Oxytocin May Play a Central Role in Obesity and Metabolic Syndrome

Article

Oxytocin has great potential to become a next-generation peptidyl drug target for obesity and diabetes.

The race to identify therapeutic interventions that effectively address obesity and its associated metabolic syndrome disorders has researchers delving into the body’s neural compartments. That approach is based on the clinical evidence that obesity and metabolic syndrome development are significantly linked to central nervous system (CNS) dysregulation — which is why oxytocin is currently in the spotlight.

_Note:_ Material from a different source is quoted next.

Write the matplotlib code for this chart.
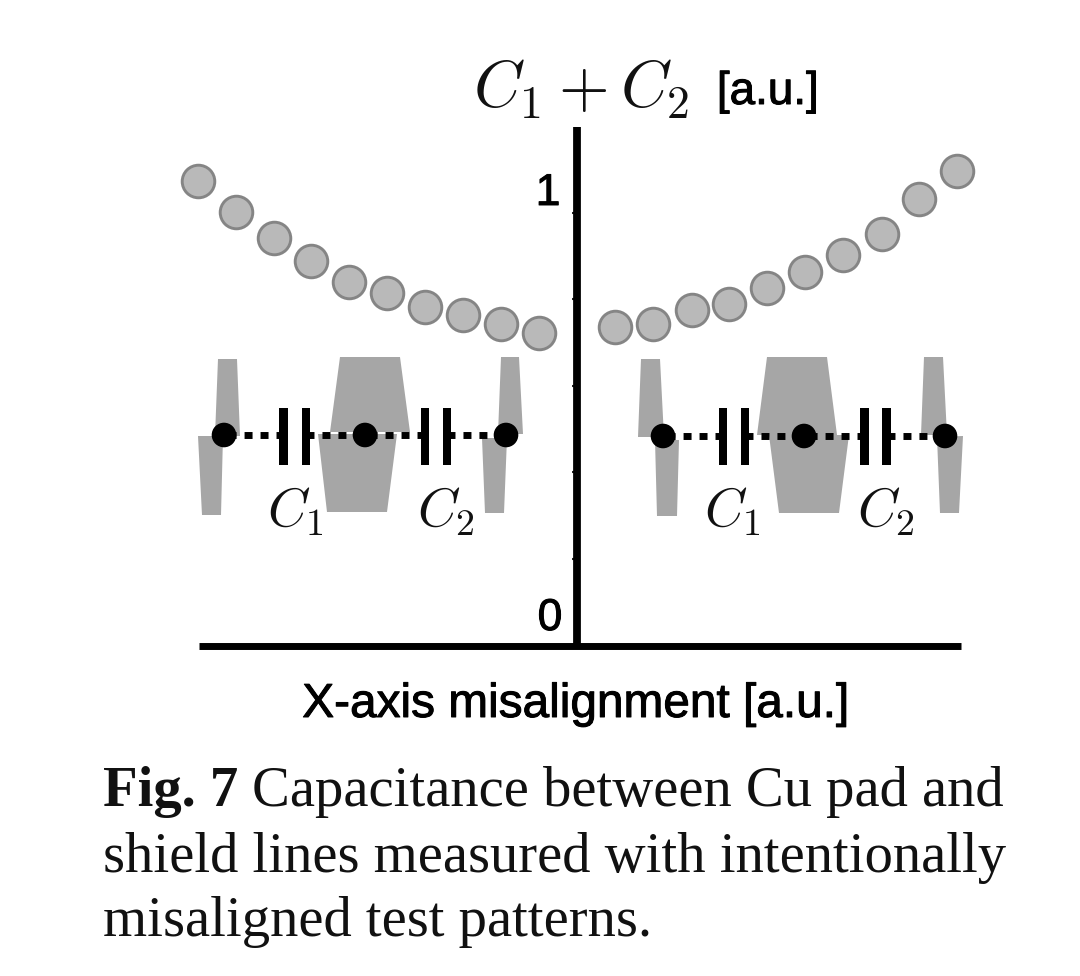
import numpy as np
import matplotlib
matplotlib.use('Agg')
import matplotlib.pyplot as plt
import matplotlib.patheffects as pe
from matplotlib.patches import Polygon, Circle, Rectangle

plt.rcParams['mathtext.fontset'] = 'cm'

# values
x_left = [-0.993, -0.893, -0.794, -0.696, -0.596, -0.497, -0.398, -0.298, -0.199, -0.099]
y_left = [1.072, 1.001, 0.942, 0.889, 0.840, 0.815, 0.782, 0.763, 0.742, 0.722]
x_right = [0.099, 0.199, 0.300, 0.398, 0.497, 0.598, 0.697, 0.798, 0.896, 0.996]
y_right = [0.736, 0.743, 0.775, 0.789, 0.826, 0.863, 0.902, 0.950, 1.032, 1.096]
y_ticks = [0, 0.2, 0.4, 0.6, 0.8, 1.0]

W, H = 1080, 976
fig = plt.figure(figsize=(W / 100, H / 100), dpi=100, facecolor='white')

# main axes, spines are the thick black axis lines
ax = fig.add_axes([199 / W, (H - 645.5) / H, (961 - 199) / W, (645.5 - 127) / H])
ax.set_xlim((199 - 577) / 382, (961 - 577) / 382)
ax.set_ylim(0, (645.5 - 127) / 433)
ax.patch.set_alpha(0)
for s in ['top', 'right']:
    ax.spines[s].set_visible(False)
ax.spines['left'].set_position(('data', 0))
ax.spines['left'].set_linewidth(5.6)
ax.spines['bottom'].set_linewidth(5.0)
ax.spines['left'].set_capstyle('butt')
ax.spines['bottom'].set_capstyle('butt')
ax.set_xticks([])
ax.set_yticks(y_ticks)
ax.set_yticklabels([])
ax.tick_params(axis='y', length=3.5, width=1.5, color='#222222')

x_all = x_left + x_right
y_all = y_left + y_right
ax.scatter(x_all, y_all, s=550, facecolor='#b9b9b9', edgecolor='#858585', linewidth=2.1,
           clip_on=False, zorder=5)

# overlay in pixel coordinates for the schematic and the text
ov = fig.add_axes([0, 0, 1, 1])
ov.set_xlim(0, W)
ov.set_ylim(H, 0)
ov.axis('off')
ov.patch.set_alpha(0)

PAD = '#a6a6a6'
pads = [
    # left group
    [(218, 359), (237, 359), (240, 436), (215, 436)],
    [(198, 436), (223, 436), (221, 515), (202, 515)],
    [(340, 357), (400, 357), (410, 432), (330, 432)],
    [(318, 434), (397, 434), (387, 512), (327, 512)],
    [(501, 357), (519, 357), (523, 434), (498, 434)],
    [(482, 438), (507, 438), (504, 513), (485, 513)],
    # right group
    [(641, 359), (660, 359), (664, 437), (638, 437)],
    [(655, 440), (679, 440), (677, 516), (657, 516)],
    [(767, 357), (827, 357), (837, 435), (757, 435)],
    [(769, 435), (849, 435), (839, 513), (779, 513)],
    [(924, 357), (943, 357), (947, 435), (921, 435)],
    [(937, 437), (963, 436), (959, 513), (940, 513)],
]
for p in pads:
    ov.add_patch(Polygon(p, closed=True, facecolor=PAD, edgecolor='none'))


def cap_group(dots, plates, yc):
    # dashed wires are drawn starting at the plates so the stubs touch them
    for d, pl in [(dots[0], plates[0][0]), (dots[1], plates[0][1]),
                  (dots[1], plates[1][0]), (dots[2], plates[1][1])]:
        ov.plot([pl, d], [yc, yc], color='black', lw=5.0,
                dashes=(1.15, 1.15), dash_capstyle='butt', zorder=3)
    for pair in plates:
        for px in pair:
            ov.add_patch(Rectangle((px - 4.3, 408), 8.6, 56.5, color='black', lw=0, zorder=4))
    for d in dots:
        ov.add_patch(Circle((d, yc), 12.3, color='black', lw=0, zorder=4))


cap_group([224, 365, 506], [(283.5, 306), (425, 447)], 435)
cap_group([663, 804, 945], [(723, 745), (864.5, 886.5)], 436)

for xx, lab in [(295, '$C_1$'), (446, '$C_2$'), (732, '$C_1$'), (886, '$C_2$')]:
    ov.text(xx, 527, lab, fontsize=39, ha='center', va='baseline', color='#111111')

# title and axis text, the sans labels look a bit heavy in the scan
heavy = [pe.withStroke(linewidth=0.7, foreground='black')]
ov.text(581, 108, '$C_1 + C_2$', fontsize=47, ha='center', va='baseline', color='#111111')
ov.text(768, 104, '[a.u.]', fontsize=33, ha='center', va='baseline', family='Liberation Sans',
        path_effects=heavy)
ov.text(548, 205, '1', fontsize=32, ha='center', va='baseline', family='Liberation Sans',
        path_effects=heavy)
ov.text(550, 630, '0', fontsize=32, ha='center', va='baseline', family='Liberation Sans',
        path_effects=heavy)
ov.text(575.5, 717, 'X-axis misalignment [a.u.]', fontsize=34.4, ha='center', va='baseline',
        family='Liberation Sans', path_effects=heavy)

# caption
CAP = dict(fontsize=40.8, va='baseline', family='Liberation Serif', color='#111111')
ov.text(103, 806, 'Fig. 7', fontweight='bold', **CAP)
ov.text(252, 806, 'Capacitance between Cu pad and', **CAP)
ov.text(103, 872, 'shield lines measured with intentionally', **CAP)
ov.text(103, 936, 'misaligned test patterns.', **CAP)

fig.savefig('out.png', dpi=100)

Certain hypothalamic neural circuits and neuropeptides are essential energy and weight modulators. As a posterior pituitary gland neuropeptide, Oxytocin plays a well-documented primary role in sexual behavior and reproduction, in addition to its more recently identified roles in neuropsychiatric functions such as social recognition, pair bonding, anxiety, maternal behaviors, and in-group trust and empathy. But now, the neuropeptide’s function in metabolic regulation may represent a therapeutic approach to obesity and the condition’s related metabolic diseases.

In a recent issue of Diabetes, two researchers from New York’s Diabetes Research Center at Albert Einstein College of Medicine assembled a review of oxytocin’s potential role in obesity.

When oxytocin is released into the brain, it targets regulatory regions that control feeding and energy balance. When it’s released into the circulation and peripheral tissues — as it would be when it’s administered as a biologic therapy — it has the potential to send positive feedback that increases central oxytocin release, which increases its central metabolic action.

Oxytocin appears to have multiple mechanisms directed at energy regulation and metabolic homeostasis. Animal studies have demonstrated its ability to increase energy expenditure, satiety signals, and adiposity while concurrently decreasing food intake. For those reasons, oxytocin has great potential to become a next-generation peptidyl drug target for obesity and diabetes. One small study in 11 patients has already demonstrated excellent results in reducing body weight, waist circumference, and hip circumference after the use of nasal oxtyocin.

Numerous pharmacologic anti-obesity approaches have delivered marginal results with significant side effects. Bariatric surgery lowers body weight and reduces metabolic complications in the morbidly obese, but long-term outcomes remain unknown. Thus, the development of neuropeptides that are known to regulate body is the next frontier in the search for anti-obesity therapeutics.